Wang Shunli, Li Rui, Wu Huayi
State Key Laboratory of Information Engineering in Surveying, Mapping and Remote Sensing, Wuhan University, Wuhan, China; Hubei Luojia Laboratory, Wuhan, China; Collaborative Innovation Center of Geospatial Technology, Wuhan, China.
State Key Laboratory of Information Engineering in Surveying, Mapping and Remote Sensing, Wuhan University, Wuhan, China; Hubei Luojia Laboratory, Wuhan, China; Collaborative Innovation Center of Geospatial Technology, Wuhan, China.
Comput Methods Programs Biomed. 2023 May;233:107474. doi: 10.1016/j.cmpb.2023.107474. Epub 2023 Mar 11.
With the rapid development of information dissemination technology, the amount of events information contained in massive texts now far exceeds the intuitive cognition of humans, and it is hard to understand the progress of events in order of time. Temporal information runs through the whole process of beginning, proceeding, and ending of events, and plays an important role in many natural language processing applications, such as information extraction, question answering, and text summary. Accurately extracting temporal information from Chinese texts and automatically mapping the temporal expressions in natural language to the time axis are crucial to understanding the development of events and dynamic changes in them.

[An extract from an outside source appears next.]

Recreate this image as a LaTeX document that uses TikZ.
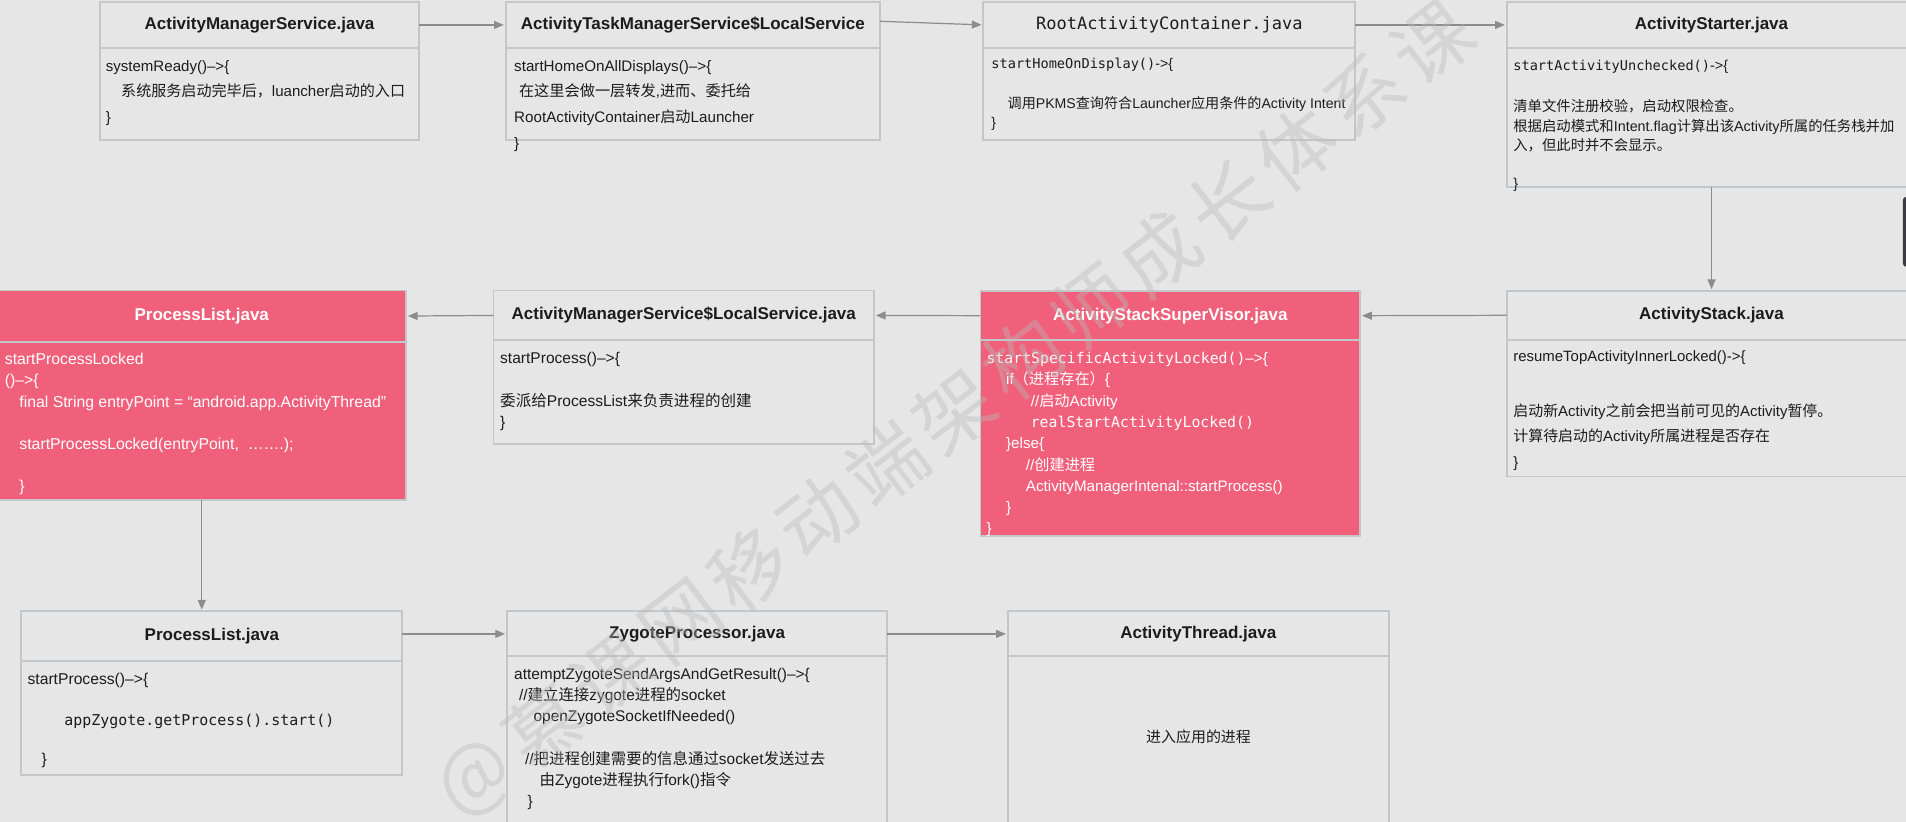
\documentclass[tikz,border=0pt]{standalone}
\usepackage{fontspec}
\setmainfont{Liberation Sans}
\newfontfamily\zhfont{Noto Sans CJK SC}
\newfontfamily\monof{DejaVu Sans Mono}
\usetikzlibrary{arrows.meta}
\definecolor{bgc}{RGB}{230,230,230}
\definecolor{bordc}{RGB}{196,199,202}
\definecolor{pinkc}{RGB}{241,96,122}
\definecolor{arrc}{RGB}{140,140,140}
\definecolor{txtc}{RGB}{28,28,28}
\definecolor{wmc}{RGB}{185,185,185}
\definecolor{darkc}{RGB}{58,58,64}
\newcommand\zh[1]{{\zhfont #1}}
\newcommand\fs[1]{\fontsize{#1}{#1}\selectfont}
\newcommand\mo[2]{{\monof\fs{#1}#2}}
\begin{document}
\begin{tikzpicture}[x=1pt,y=-1pt,
  hdr/.style={draw=bordc, line width=1.6pt, fill=bgc, inner sep=0pt, outer sep=0pt, anchor=north west, font=\fs{14}\bfseries, text=txtc},
  bod/.style={draw=bordc, line width=1.6pt, fill=bgc, inner sep=0pt, outer sep=0pt, anchor=north west},
  phdr/.style={hdr, fill=pinkc, text=white},
  pbod/.style={bod, fill=pinkc},
  txt/.style={anchor=base west, inner sep=0pt, outer sep=0pt, text=txtc},
  wtxt/.style={txt, text=white},
  amst/.style={txt, font=\fs{12.4}, yshift=-4.4pt},
  atmst/.style={txt, font=\fs{12.5}, yshift=-4.4pt},
  ract/.style={txt, font=\fs{11.6}, yshift=-4.1pt},
  start/.style={txt, font=\fs{11.8}, yshift=-4.2pt},
  stkt/.style={txt, font=\fs{12.3}, yshift=-4.4pt},
  assvt/.style={wtxt, font=\fs{12.5}, yshift=-4.4pt},
  amslst/.style={txt, font=\fs{12.8}, yshift=-4.5pt},
  plat/.style={wtxt, font=\fs{13}, yshift=-4.6pt},
  plbt/.style={txt, font=\fs{12.9}, yshift=-4.5pt},
  zpt/.style={txt, font=\fs{12.7}, yshift=-4.5pt},
  att/.style={txt, anchor=base, font=\fs{12.3}, yshift=-4.4pt},
  arr/.style={draw=arrc, line width=1pt, shorten >=1.5pt, -{Triangle[length=8pt,width=6.5pt]}},
  wm/.style={font=\zhfont\fs{64}, text=wmc, text opacity=0.4, rotate=37.6, inner sep=0pt}
]
\path[use as bounding box] (0,0) rectangle (1568,676.2);
\clip (0,0) rectangle (1568,676.2);
\fill[bgc] (0,0) rectangle (1568,676.2);

% ---------- boxes ----------
\node[hdr, minimum width=263pt, minimum height=38pt] (amsH) at (82,1.5) {ActivityManagerService.java};
\node[bod, minimum width=263pt, minimum height=75.5pt] (amsB) at (82,39.5) {};

\node[hdr, minimum width=308pt, minimum height=38pt] (atmsH) at (416,1.5) {ActivityTaskManagerService\$LocalService};
\node[bod, minimum width=308pt, minimum height=75.5pt] (atmsB) at (416,39.5) {};

\node[hdr, minimum width=306pt, minimum height=38pt, font=\monof\fs{14}] (racH) at (809,1.5) {RootActivityContainer.java};
\node[bod, minimum width=306pt, minimum height=75.5pt] (racB) at (809,39.5) {};

\node[hdr, minimum width=337pt, minimum height=38pt] (starH) at (1239.5,1.5) {ActivityStarter.java};
\node[bod, minimum width=337pt, minimum height=114pt] (starB) at (1239.5,39.5) {};

\node[hdr, minimum width=337pt, minimum height=40pt] (stkH) at (1239.5,239.4) {ActivityStack.java};
\node[bod, minimum width=337pt, minimum height=112.6pt] (stkB) at (1239.5,279.4) {};

\node[phdr, minimum width=312.4pt, minimum height=40.6pt] (assvH) at (806.6,239.4) {ActivityStackSuperVisor.java};
\node[pbod, minimum width=312.4pt, minimum height=161pt] (assvB) at (806.6,280) {};

\node[hdr, minimum width=313pt, minimum height=41pt] (amslsH) at (406,239) {ActivityManagerService\$LocalService.java};
\node[bod, minimum width=313pt, minimum height=85.5pt] (amslsB) at (406,280) {};

\node[phdr, minimum width=336pt, minimum height=42pt] (plaH) at (-2,239) {ProcessList.java};
\node[pbod, minimum width=336pt, minimum height=130.3pt] (plaB) at (-2,281) {};

\node[hdr, minimum width=313.4pt, minimum height=41pt] (plbH) at (17.6,503) {ProcessList.java};
\node[bod, minimum width=313.4pt, minimum height=93.6pt] (plbB) at (17.6,544) {};

\node[hdr, minimum width=313pt, minimum height=37pt] (zpH) at (417,503) {ZygoteProcessor.java};
\node[bod, minimum width=313pt, minimum height=160pt] (zpB) at (417,540) {};

\node[hdr, minimum width=313.6pt, minimum height=37pt] (atH) at (829,503) {ActivityThread.java};
\node[bod, minimum width=313.6pt, minimum height=160pt] (atB) at (829,540) {};

% ---------- connectors ----------
\draw[arr] (amsH.east) -- (atmsH.west);
\draw[arr] ([yshift=3pt]atmsH.east) -- (racH.west);
\draw[arr] (racH.east) -- (starH.west);
\draw[arr] (starB.south) -- (stkH.north);
\draw[arr] (stkH.west) -- (assvH.east);
\draw[arr] (assvH.west) -- (amslsH.east);
\draw[arr] (amslsH.west) -- (plaH.east);
\draw[arr] (plaB.south) -- (plaB.south |- plbH.north);
\draw[arr] (plbH.east |- zpH.west) -- (zpH.west);
\draw[arr] (zpH.east) -- (atH.west);

% ---------- texts ----------
\node[amst] (ams1) at (87,54.8) {systemReady()–>\{};
\node[amst] (ams2) at (99.7,75.4) {\zh{系统服务启动完毕后，}luancher\zh{启动的入口}};
\node[amst] (ams3) at (87,96) {\}};

\node[atmst] (atms1) at (423,54.8) {startHomeOnAllDisplays()–>\{};
\node[atmst] (atms2) at (427,75.4) {\zh{在这里会做一层转发},\zh{进而、委托给}};
\node[atmst] (atms3) at (423,96) {RootActivityContainer\zh{启动}Launcher};
\node[atmst] (atms4) at (423,117.5) {\}};

\node[ract] (rac1) at (815.6,52) {\mo{11.2}{startHomeOnDisplay()}->\{};
\node[ract] (rac2) at (829,85.5) {\zh{调用}PKMS\zh{查询符合}Launcher\zh{应用条件的}Activity Intent};
\node[ract] (rac3) at (815.6,101) {\}};

\node[start] (star1) at (1245,53.5) {\mo{11.2}{startActivityUnchecked()}->\{};
\node[start] (star2) at (1245,87.8) {\zh{清单文件注册校验，启动权限检查。}};
\node[start] (star3) at (1245,103.7) {\zh{根据启动模式和}Intent.flag\zh{计算出该}Activity\zh{所属的任务栈并加}};
\node[start] (star4) at (1245,119.8) {\zh{入，但此时并不会显示。}};
\node[start] (star5) at (1245,150.8) {\}};

\node[stkt] (stk1) at (1245,292.9) {resumeTopActivityInnerLocked()->\{};
\node[stkt] (stk2) at (1245,338) {\zh{启动新}Activity\zh{之前会把当前可见的}Activity\zh{暂停。}};
\node[stkt] (stk3) at (1245,359) {\zh{计算待启动的}Activity\zh{所属进程是否存在}};
\node[stkt] (stk4) at (1245,379.8) {\}};

\node[assvt] (assv1) at (811.6,294.8) {\mo{12.2}{startSpecificActivityLocked()}–>\{};
\node[assvt] (assv2) at (827.7,312) {if\zh{（进程存在）}\{};
\node[assvt] (assv3) at (848,330) {//\zh{启动}Activity};
\node[assvt] (assv4) at (848,347) {\mo{12.2}{realStartActivityLocked()}};
\node[assvt] (assv5) at (827.7,364.7) {\}else\{};
\node[assvt] (assv6) at (844,382.5) {//\zh{创建进程}};
\node[assvt] (assv7) at (844,400) {ActivityManagerIntenal::startProcess()};
\node[assvt] (assv8) at (827.7,417.6) {\}};
\node[assvt] (assv9) at (811.6,434.6) {\}};

\node[amslst] (amsls1) at (411.5,294.8) {startProcess()–>\{};
\node[amslst] (amsls2) at (411.5,330) {\zh{委派给}ProcessList\zh{来负责进程的创建}};
\node[amslst] (amsls3) at (411.5,347) {\}};

\node[plat] (pla1) at (4,295.6) {startProcessLocked};
\node[plat] (pla2) at (4,312.6) {()–>\{};
\node[plat] (pla3) at (16,331) {final String entryPoint = “android.app.ActivityThread”};
\node[plat] (pla4) at (16,365.5) {startProcessLocked(entryPoint,\ \ …….);};
\node[plat] (pla5) at (16,400) {\}};

\node[plbt] (plb1) at (22.7,558.8) {startProcess()–>\{};
\node[plbt] (plb2) at (52.9,592.3) {\mo{12.3}{appZygote.getProcess().start()}};
\node[plbt] (plb3) at (34.3,624.7) {\}};

\node[zpt] (zp1) at (423,554.5) {attemptZygoteSendArgsAndGetResult()–>\{};
\node[zpt] (zp2) at (427,571.7) {//\zh{建立连接}zygote\zh{进程的}socket};
\node[zpt] (zp3) at (439,588.7) {openZygoteSocketIfNeeded()};
\node[zpt] (zp4) at (432,624.7) {//\zh{把进程创建需要的信息通过}socket\zh{发送过去}};
\node[zpt] (zp5) at (444,641.7) {\zh{由}Zygote\zh{进程执行}fork()\zh{指令}};
\node[zpt] (zp6) at (434,658.7) {\}};

\node[att] (at1) at (986,606.6) {\zh{进入应用的进程}};

% ---------- watermark ----------
\foreach \ch [count=\i from 0] in {@,慕,课,网,移,动,端,架,构,师,成,长,体,系,课}
  \node[wm] (wm\i) at ({392+56.2*\i},{641.6-43.3*\i}) {\ch};

% ---------- dark edge element ----------
\fill[darkc, rounded corners=2.5pt] (1565.5,162) rectangle (1582,219.4);
\end{tikzpicture}
\end{document}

This study proposes a method integrating machine learning with linguistic features (IMLLF) for extraction and normalization of temporal expressions in Chinese texts to achieve the above objectives. Linguistic features are constructed by analyzing the expression rules of temporal information, and are combined with machine learning to map the natural language form of time onto a one-dimensional timeline. The web text dataset we build is divided into five parts for five-fold cross-validation, to compare the influence of different combinations of linguistic features and different methods. In the open medical dialog dataset, based on the training model obtained from the web text dataset, 200 disease descriptions are randomly selected each time for three rounds of experiments.

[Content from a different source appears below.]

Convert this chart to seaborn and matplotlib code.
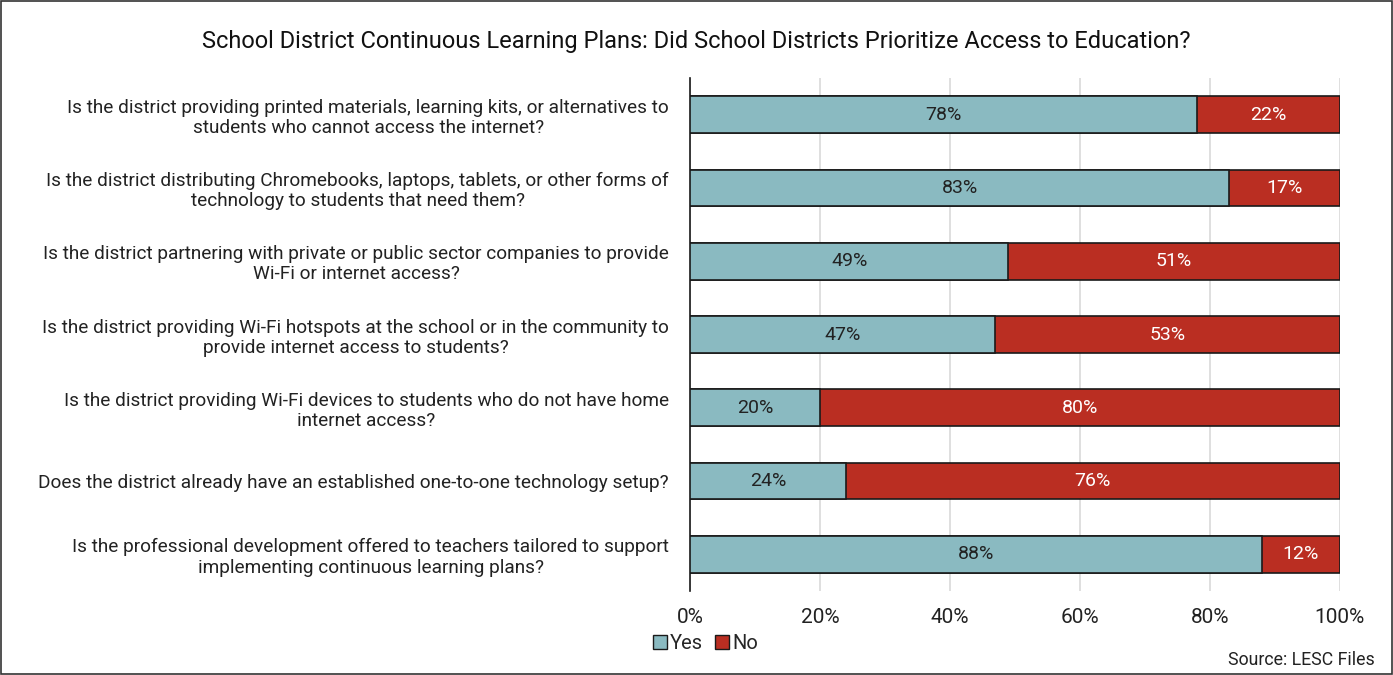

The F1 of multi-feature fusion is 95.2%, which is better than the single-feature and double-feature combination. The results of experiments showed that the proposed IMLLF method can improve the accuracy of recognition of temporal information in Chinese to a greater extent than classical methods, with an F1-score of over 95% on the web text dataset and medical conversation dataset. In terms of the normalization of time expressions, the accuracy of the IMLLF method is higher than 93%.
IMLLF has better results in extracting and normalizing time expressions on the web text dataset and the medical conversation dataset, which verifies the universality of IMLLF to identify and quantify temporal information. IMLLF method can accurately map the time information to the time axis, which is convenient for doctors to intuitively see when and what happened to the patient, and helps to make better medical decisions.

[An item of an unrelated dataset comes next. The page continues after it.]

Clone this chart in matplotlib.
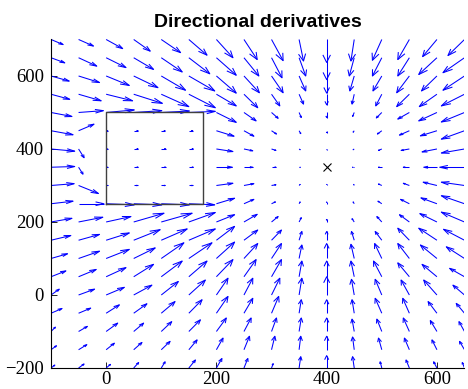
import numpy as np
import matplotlib
matplotlib.use('Agg')
import matplotlib.pyplot as plt
from matplotlib.collections import LineCollection

# grid where the derivatives were sampled
x_vals = [-100, -50, 0, 50, 100, 150, 200, 250, 300, 350, 400, 450, 500, 550, 600, 650]
y_vals = [700, 650, 600, 550, 500, 450, 400, 350, 300, 250, 200, 150, 100, 50, 0, -50, -100, -150, -200]

# x component, one row per y value (top to bottom)
u_rows = [
    [22, 27, 30, 30, 35, 33, 30, 24, 21, 8, 0, -6, -17, -21, -26, -30],
    [25, 33, 36, 36, 38, 38, 36, 27, 19, 12, 0, -9, -17, -21, -33, -39],
    [33, 38, 42, 44, 44, 47, 36, 28, 21, 12, 0, -8, -16, -23, -28, -39],
    [34, 41, 48, 52, 50, 48, 36, 25, 15, 8, 0, -4, -11, -23, -32, -42],
    [38, 45, 51, 51, 51, 48, 36, 22, 12, 4, 0, -3, -10, -21, -33, -42],
    [40, 28, 3, 8, 7, 7, 32, 18, 9, 3, 0, -2, -8, -18, -30, -42],
    [43, 10, 3, 8, 8, 8, 30, 16, 8, 2, 0, -2, -6, -15, -27, -42],
    [43, 8, 3, 8, 8, 8, 29, 16, 8, 2, 0, -3, -6, -11, -24, -45],
    [42, 36, 3, 7, 7, 7, 30, 18, 8, 2, 0, -1, -6, -11, -25, -42],
    [40, 46, 51, 51, 51, 47, 33, 18, 7, 2, 0, -2, -7, -16, -29, -42],
    [38, 44, 45, 55, 56, 48, 33, 24, 12, 4, 0, -4, -9, -18, -31, -42],
    [36, 38, 42, 48, 47, 48, 33, 25, 18, 5, 0, -5, -12, -21, -33, -38],
    [30, 38, 42, 39, 41, 42, 33, 25, 18, 5, 0, -6, -13, -21, -30, -33],
    [27, 32, 36, 36, 38, 33, 30, 22, 18, 5, 0, -6, -15, -21, -27, -27],
    [15, 29, 33, 33, 31, 30, 21, 16, 15, 5, 0, -5, -12, -15, -24, -21],
    [20, 22, 24, 24, 25, 24, 21, 16, 13, 4, 0, -4, -12, -12, -16, -15],
    [8, 16, 21, 18, 19, 21, 18, 13, 9, 4, 0, -4, -9, -11, -12, -10],
    [10, 15, 15, 15, 16, 15, 12, 10, 6, 3, 0, -3, -6, -9, -9, -9],
    [7, 10, 8, 9, 7, 12, 10, 7, 3, 3, 0, -3, -3, -6, -6, -4],
]

# y component, same layout
v_rows = [
    [-14, -18, -25, -32, -36, -43, -50, -55, -58, -59, -63, -59, -57, -55, -47, -44],
    [-14, -23, -27, -32, -39, -44, -48, -50, -55, -50, -60, -50, -50, -50, -46, -41],
    [-14, -18, -26, -32, -39, -41, -47, -46, -46, -41, -47, -41, -41, -46, -41, -39],
    [-14, -18, -18, -25, -34, -37, -32, -37, -32, -27, -29, -27, -32, -34, -34, -32],
    [-11, 5, 7, 5, 4, 3, -27, -23, -16, -14, -14, -11, -15, -18, -23, -26],
    [-11, 18, 0, 0, 0, 0, -15, -15, -9, -8, -5, -4, -9, -12, -14, -23],
    [-6, -24, 0, 0, 0, 0, -7, -5, -4, -2, -2, -2, -4, -4, -8, -11],
    [2, -19, 0, 0, 0, 0, 0, 0, 0, 0, 0, 0, 0, 0, 0, 0],
    [5, -22, 0, 0, 0, 0, 6, 5, 2, 3, 3, 3, 4, 6, 9, 9],
    [7, 0, -3, -3, -3, -3, 15, 12, 5, 5, 5, 5, 7, 12, 16, 22],
    [10, 13, 15, 24, 24, 26, 20, 21, 15, 12, 7, 9, 15, 20, 23, 27],
    [13, 16, 20, 29, 31, 31, 38, 28, 28, 24, 24, 24, 24, 33, 33, 30],
    [13, 20, 25, 29, 43, 43, 45, 41, 41, 37, 41, 39, 41, 41, 37, 32],
    [16, 20, 25, 34, 43, 43, 47, 47, 47, 43, 43, 43, 43, 38, 34, 23],
    [16, 16, 21, 27, 37, 41, 46, 46, 46, 46, 50, 43, 43, 41, 41, 27],
    [13, 14, 23, 26, 32, 37, 46, 41, 46, 37, 37, 37, 41, 41, 32, 27],
    [12, 14, 23, 23, 27, 32, 37, 37, 37, 37, 37, 34, 34, 37, 30, 27],
    [11, 14, 18, 20, 23, 27, 32, 37, 37, 37, 37, 35, 32, 32, 27, 23],
    [8, 11, 10, 15, 17, 22, 26, 26, 12, 31, 34, 31, 17, 22, 17, 15],
]

# obstacle outline and target point
box_x = [0, 175, 175, 0, 0]
box_y = [250, 250, 500, 500, 250]
target_x = [400]
target_y = [350]

X, Y = np.meshgrid(x_vals, y_vals)
U = np.array(u_rows, dtype=float)
V = np.array(v_rows, dtype=float)
x, y, u, v = X.ravel(), Y.ravel(), U.ravel(), V.ravel()

# matlab style arrows: shaft plus open head, sized from the vector
alpha, beta = 0.33, 0.33
segs = []
for xi, yi, ui, vi in zip(x, y, u, v):
    tx, ty = xi + ui, yi + vi
    segs.append([(xi, yi), (tx, ty)])
    segs.append([(tx - alpha * (ui + beta * vi), ty - alpha * (vi - beta * ui)),
                 (tx, ty),
                 (tx - alpha * (ui - beta * vi), ty - alpha * (vi + beta * ui))])

fig = plt.figure(figsize=(4.68, 3.89), dpi=100)
ax = fig.add_axes([0.109, 0.054, 0.8835, 0.8445])

ax.add_collection(LineCollection(segs, colors='blue', linewidths=0.75))
ax.plot(box_x, box_y, color='0.25', lw=1.0)
ax.plot(target_x, target_y, 'kx', ms=6, mew=0.8)

ax.set_xlim(-100, 650)
ax.set_ylim(-200, 700)
ax.set_xticks([0, 200, 400, 600])
ax.set_yticks([-200, 0, 200, 400, 600])
for side in ['top', 'right']:
    ax.spines[side].set_visible(False)
for side in ['left', 'bottom']:
    ax.spines[side].set_linewidth(0.8)
ax.tick_params(direction='in', length=4, width=0.6)
ax.tick_params(axis='x', pad=2)
ax.tick_params(axis='y', pad=5)
for lab in ax.get_xticklabels() + ax.get_yticklabels():
    lab.set_family('Liberation Serif')
    lab.set_fontsize(13.5)

ax.set_title('Directional derivatives', fontsize=14, fontweight='bold',
             family='Liberation Sans', pad=9)

fig.savefig('out.png', dpi=100)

随着信息传播技术的飞速发展,海量文本中包含的事件信息量如今已远远超出人类的直观认知,难以按时间顺序理解事件的进展。时间信息贯穿事件从开始、进行到结束的全过程,在许多自然语言处理应用中发挥着重要作用,如信息抽取、问答和文本摘要。从中文文本中准确提取时间信息并将自然语言中的时间表达式自动映射到时间轴上,对于理解事件的发展及其动态变化至关重要。
本研究提出一种将机器学习与语言特征相结合的方法(IMLLF),用于中文文本中时间表达式的提取和规范化,以实现上述目标。通过分析时间信息的表达规则构建语言特征,并与机器学习相结合,将时间的自然语言形式映射到一维时间轴上。我们构建的网络文本数据集分为五个部分进行五折交叉验证,以比较不同语言特征组合和不同方法的影响。在开放医学对话数据集中,基于从网络文本数据集获得的训练模型,每次随机选择200个疾病描述进行三轮实验。
多特征融合的F1值为95.2%,优于单特征和双特征组合。实验结果表明,所提出的IMLLF方法比经典方法能在更大程度上提高中文时间信息识别的准确性,在网络文本数据集和医学对话数据集上的F1分数超过95%。在时间表达式规范化方面,IMLLF方法的准确率高于93%。
IMLLF在网络文本数据集和医学对话数据集上的时间表达式提取和规范化方面有较好的结果,验证了IMLLF识别和量化时间信息的通用性。IMLLF方法能将时间信息准确映射到时间轴上,便于医生直观地了解患者何时发生了什么情况,有助于做出更好的医疗决策。